I've briefly been into the overclocker willy-waving scene myself, so you can take that as an admission. Guilty as charged, guv'nor.
Anyway, I've played with it long enough to know that there very rarely is a hard point where the card works 100% flawlessly, and 1 MHz higher it just locks up. There's more of a gradient grey zone where the card sorta works enough to finish one particular benchmark, but glitches, is unstable, or eventually overheats. And where it might work at that frequency in one game or benchmark, but lock up hard in 20 others.
The big overclocking brag-fests you read are usually from this grey area, not from the 100% stable zone.
Yes, you see some screenshots of a mondo 3DMark number there or of some utility showing the card running at 4 gazillion megaherz, but what you don't see is that it runs stable only for the 10 minutes needed to finish the benchmark. After that it overheats and starts artefacting, or outright locking up.
Be even more suspicious of brag-fests where they only ran half of 3DMark, and hand-waved the other tests as "bah, they didn't make much of a difference on the score anyway." (Ever notice how the biggest overclocking claims fall in that category?) Usually it means it crashed or locked up in those tests.
So I wouldn't take those as a baseline or as "_all_ 6800 cards make it that high with no problems, and it's just the mean MBAs at Nvidia marking them down." Fully expect that any card you buy might not be quite stable that high.

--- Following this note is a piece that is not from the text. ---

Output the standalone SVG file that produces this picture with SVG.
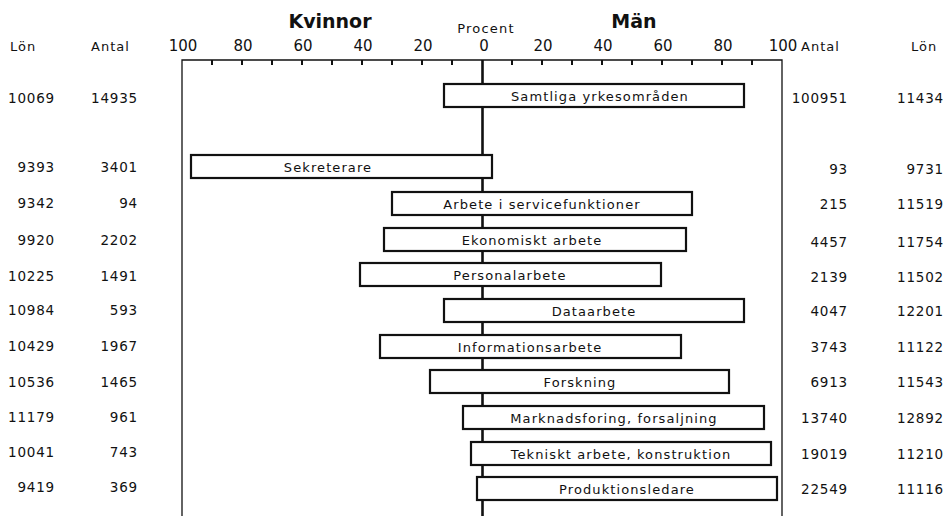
<svg xmlns="http://www.w3.org/2000/svg" width="950" height="516" viewBox="0 0 950 516">
<style>
.bg{fill:#fff}
.frame{stroke:#111;stroke-width:1.3;fill:none}
.axis{stroke:#111;stroke-width:2.6;fill:none}
.tick{stroke:#111;stroke-width:2}
.bar{fill:#fff;stroke:#111;stroke-width:2.2}
.lbl{font-family:"DejaVu Sans",sans-serif;font-size:13px;letter-spacing:1.1px;fill:#111;text-anchor:middle}
.num{font-family:"DejaVu Sans",sans-serif;font-size:13.5px;letter-spacing:0.8px;fill:#111;text-anchor:end}
.hd{font-family:"DejaVu Sans",sans-serif;font-size:13px;letter-spacing:1px;fill:#111}
.ax{font-family:"DejaVu Sans",sans-serif;font-size:15px;fill:#111;text-anchor:middle}
.title{font-family:"DejaVu Sans",sans-serif;font-weight:bold;font-size:19px;fill:#111;text-anchor:middle}
</style>
<rect class="bg" width="950" height="516"/>

<g id="header">
  <text class="hd" x="10" y="51">Lön</text>
  <text class="hd" x="91" y="51">Antal</text>
  <text class="hd" x="801" y="51">Antal</text>
  <text class="hd" x="911" y="51">Lön</text>
  <text class="title" x="330" y="28">Kvinnor</text>
  <text class="title" x="634" y="28">Män</text>
  <text class="hd" x="486" y="33" style="font-size:13px;letter-spacing:1.2px;text-anchor:middle">Procent</text>
  <text class="ax" x="183" y="51">100</text>
  <text class="ax" x="243" y="51">80</text>
  <text class="ax" x="303" y="51">60</text>
  <text class="ax" x="363" y="51">40</text>
  <text class="ax" x="423" y="51">20</text>
  <text class="ax" x="484" y="51">0</text>
  <text class="ax" x="543" y="51">20</text>
  <text class="ax" x="603" y="51">40</text>
  <text class="ax" x="663" y="51">60</text>
  <text class="ax" x="723" y="51">80</text>
  <text class="ax" x="783" y="51">100</text>
</g>

<g id="connectors">
  <path class="frame" d="M182,516 V60 H782 V516"/>
  <path class="axis" d="M482.5,60 V516"/>
  <path class="tick" d="M212,60v5M242,60v5M272,60v5M302,60v5M332,60v5M362,60v5M392,60v5M422,60v5M452,60v5M512,60v5M542,60v5M572,60v5M602,60v5M632,60v5M662,60v5M692,60v5M722,60v5M752,60v5"/>
</g>

<g id="row-samtliga">
  <rect class="bar" x="444" y="84" width="300" height="23"/>
  <text class="lbl" x="600" y="100.5">Samtliga yrkesområden</text>
  <text class="num" x="55" y="103">10069</text>
  <text class="num" x="138" y="103">14935</text>
  <text class="num" x="848" y="103">100951</text>
  <text class="num" x="944" y="103">11434</text>
</g>
<g id="row-sekreterare">
  <rect class="bar" x="191" y="155" width="301" height="23"/>
  <text class="lbl" x="328" y="171.5">Sekreterare</text>
  <text class="num" x="55" y="172">9393</text>
  <text class="num" x="138" y="172">3401</text>
  <text class="num" x="848" y="174">93</text>
  <text class="num" x="944" y="174">9731</text>
</g>
<g id="row-service">
  <rect class="bar" x="392" y="192" width="300" height="23"/>
  <text class="lbl" x="542" y="208.5">Arbete i servicefunktioner</text>
  <text class="num" x="55" y="208">9342</text>
  <text class="num" x="138" y="208">94</text>
  <text class="num" x="848" y="209">215</text>
  <text class="num" x="944" y="209">11519</text>
</g>
<g id="row-ekonomi">
  <rect class="bar" x="384" y="228" width="302" height="23"/>
  <text class="lbl" x="532" y="244.5">Ekonomiskt arbete</text>
  <text class="num" x="55" y="245">9920</text>
  <text class="num" x="138" y="245">2202</text>
  <text class="num" x="848" y="247">4457</text>
  <text class="num" x="944" y="247">11754</text>
</g>
<g id="row-personal">
  <rect class="bar" x="360" y="263" width="301" height="23"/>
  <text class="lbl" x="510" y="279.5">Personalarbete</text>
  <text class="num" x="55" y="281">10225</text>
  <text class="num" x="138" y="281">1491</text>
  <text class="num" x="848" y="282">2139</text>
  <text class="num" x="944" y="282">11502</text>
</g>
<g id="row-data">
  <rect class="bar" x="444" y="299" width="300" height="23"/>
  <text class="lbl" x="594" y="315.5">Dataarbete</text>
  <text class="num" x="55" y="315">10984</text>
  <text class="num" x="138" y="315">593</text>
  <text class="num" x="848" y="316">4047</text>
  <text class="num" x="944" y="316">12201</text>
</g>
<g id="row-information">
  <rect class="bar" x="380" y="335" width="301" height="23"/>
  <text class="lbl" x="530" y="351.5">Informationsarbete</text>
  <text class="num" x="55" y="351">10429</text>
  <text class="num" x="138" y="351">1967</text>
  <text class="num" x="848" y="352">3743</text>
  <text class="num" x="944" y="352">11122</text>
</g>
<g id="row-forskning">
  <rect class="bar" x="430" y="370" width="299" height="23"/>
  <text class="lbl" x="580" y="386.5">Forskning</text>
  <text class="num" x="55" y="387">10536</text>
  <text class="num" x="138" y="387">1465</text>
  <text class="num" x="848" y="387">6913</text>
  <text class="num" x="944" y="387">11543</text>
</g>
<g id="row-marknad">
  <rect class="bar" x="463" y="406" width="301" height="23"/>
  <text class="lbl" x="614" y="422.5">Marknadsforing, forsaljning</text>
  <text class="num" x="55" y="422">11179</text>
  <text class="num" x="138" y="422">961</text>
  <text class="num" x="848" y="423">13740</text>
  <text class="num" x="944" y="423">12892</text>
</g>
<g id="row-tekniskt">
  <rect class="bar" x="471" y="442" width="300" height="23"/>
  <text class="lbl" x="621" y="458.5">Tekniskt arbete, konstruktion</text>
  <text class="num" x="55" y="457">10041</text>
  <text class="num" x="138" y="457">743</text>
  <text class="num" x="848" y="459">19019</text>
  <text class="num" x="944" y="459">11210</text>
</g>
<g id="row-produktion">
  <rect class="bar" x="477" y="477" width="300" height="23"/>
  <text class="lbl" x="627" y="493.5">Produktionsledare</text>
  <text class="num" x="55" y="492">9419</text>
  <text class="num" x="138" y="492">369</text>
  <text class="num" x="848" y="494">22549</text>
  <text class="num" x="944" y="494">11116</text>
</g>
</svg>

Which brings me to another point. To paraphrase another saying "overclocking gives you something for 'free', if your time is worth nothing." Because in the end the price you'll pay is a lot of time tweaking and testing that overclock... for each new game you buy, time replaying 30 minutes worth of something _again_ because the card locked up just before the save point, etc. It can end up a passtime in and by itself.